Ford CEO Jim Hackett says he's hoping that trade talks now marked by threats of tariffs against imported vehicles result in a framework that brings balance and stability.
The chief executive of the country's No. 2 automaker said Tuesday that businesses want equilibrium on tariffs. He expressed confidence that President Donald Trump is working hard on that as his administration negotiates trade deals.
Trump has threatened to slap tariffs on imported autos and parts, singling out China, Europe and recently Mexico. Auto industry experts say such tariffs, especially with Mexico, would cause havoc in the industry and raise auto prices because all vehicles built in the U.S. have parts imported from other countries.
The Ford CEO told the Detroit Economic Club that trade with the U.S. is one-sided and needs to be modernized. He expects to see the matter resolved this year.
"The design had not fallen in line with the way the world really has evolved," Hackett said of international trade.
Hackett also said Ford will be ready for the next recession as it restructures to make its business more fit. The company is currently shifting away from sedans in the U.S., closing international factories and cutting thousands of white-collar jobs.

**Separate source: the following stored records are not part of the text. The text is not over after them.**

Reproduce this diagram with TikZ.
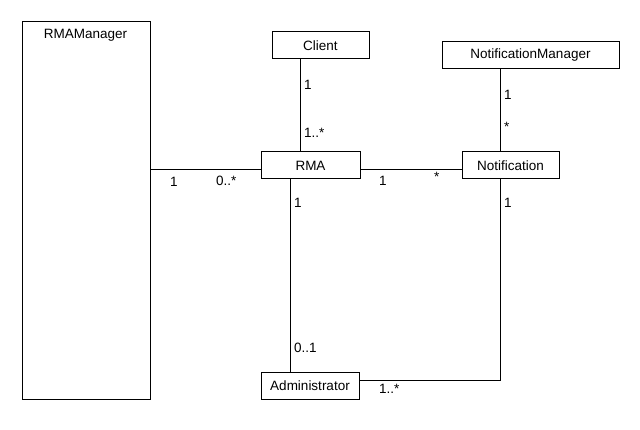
\documentclass[tikz,border=0pt]{standalone}
\usepackage{fontspec}
\setmainfont{Liberation Sans}
\begin{document}
\begin{tikzpicture}[x=1pt,y=-1pt,
  cls/.style={draw=black, line width=1pt, fill=white, inner sep=0pt, font=\fontsize{13.5}{16}\selectfont},
  lbl/.style={inner sep=0pt, anchor=west, font=\fontsize{13.5}{16}\selectfont},
  conn/.style={draw=black, line width=1pt}]
\useasboundingbox (0,0) rectangle (640,430);
% classes
\node[cls, minimum width=128pt, minimum height=378pt, anchor=north west] (mgr) at (21.5,21.3) {};
\node[inner sep=0pt, font=\fontsize{13.5}{16}\selectfont] (mgrname) at (85.5,35) {RMAManager};
\node[cls, minimum width=97pt, minimum height=27pt] (client) at (320.5,45.5) {Client};
\node[cls, minimum width=177pt, minimum height=27pt] (nm) at (530.5,55.5) {NotificationManager};
\node[cls, minimum width=99pt, minimum height=27pt] (rma) at (310.5,165.5) {RMA};
\node[cls, minimum width=97pt, minimum height=27pt] (notif) at (510.5,165.5) {Notification};
\node[cls, minimum width=98pt, minimum height=27pt] (admin) at (310,385.5) {Administrator};
% connectors
\draw[conn] (mgr.east |- 0,170) -- (rma.west |- 0,170);
\draw[conn] ([xshift=-20pt]client.south) -- ([xshift=-20pt]client.south |- rma.north);
\draw[conn] (rma.east |- 0,170) -- (notif.west |- 0,170);
\draw[conn] ([xshift=-30pt]nm.south) -- ([xshift=-30pt]nm.south |- notif.north);
\draw[conn] ([xshift=-20pt]rma.south) -- ([xshift=-20pt]rma.south |- admin.north);
\coordinate (corner) at ([xshift=-10pt]notif.south |- 0,380);
\draw[conn] ([xshift=-10pt]notif.south) -- (corner) -- (admin.east |- corner);
% multiplicities
\node[lbl] (m1) at (304,85) {1};
\node[lbl] (m2) at (304,133) {1..*};
\node[lbl] (m3) at (170,182) {1};
\node[lbl] (m4) at (216,181) {0..*};
\node[lbl] (m5) at (294,203) {1};
\node[lbl] (m6) at (294,348) {0..1};
\node[lbl] (m7) at (379,181) {1};
\node[lbl] (m8) at (434,177) {*};
\node[lbl] (m9) at (504,95) {1};
\node[lbl] (m10) at (504,127) {*};
\node[lbl] (m11) at (504,203) {1};
\node[lbl] (m12) at (379,389) {1..*};
\end{tikzpicture}
\end{document}
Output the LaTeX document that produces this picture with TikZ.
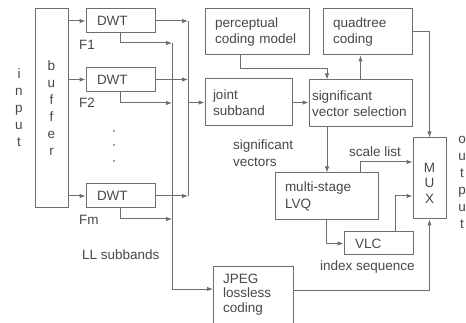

"Ford will be ready for the recession," he said, speaking of a company that narrowly avoided bankruptcy by borrowing billions to prepare for the last recession a decade ago.
Ford, he said, will use vehicles connected to the internet to resolve conflicting information about when to change the oil. Currently, Hackett said, Ford owners get windshield stickers, dashboard lights and owners' manual instructions on when to change oil, all of which conflict.
The company is working to change that to one dashboard light that measures oil change intervals based not just on miles, but on how hard people drive their vehicles. The car will be able to schedule oil change appointments with dealers, he said.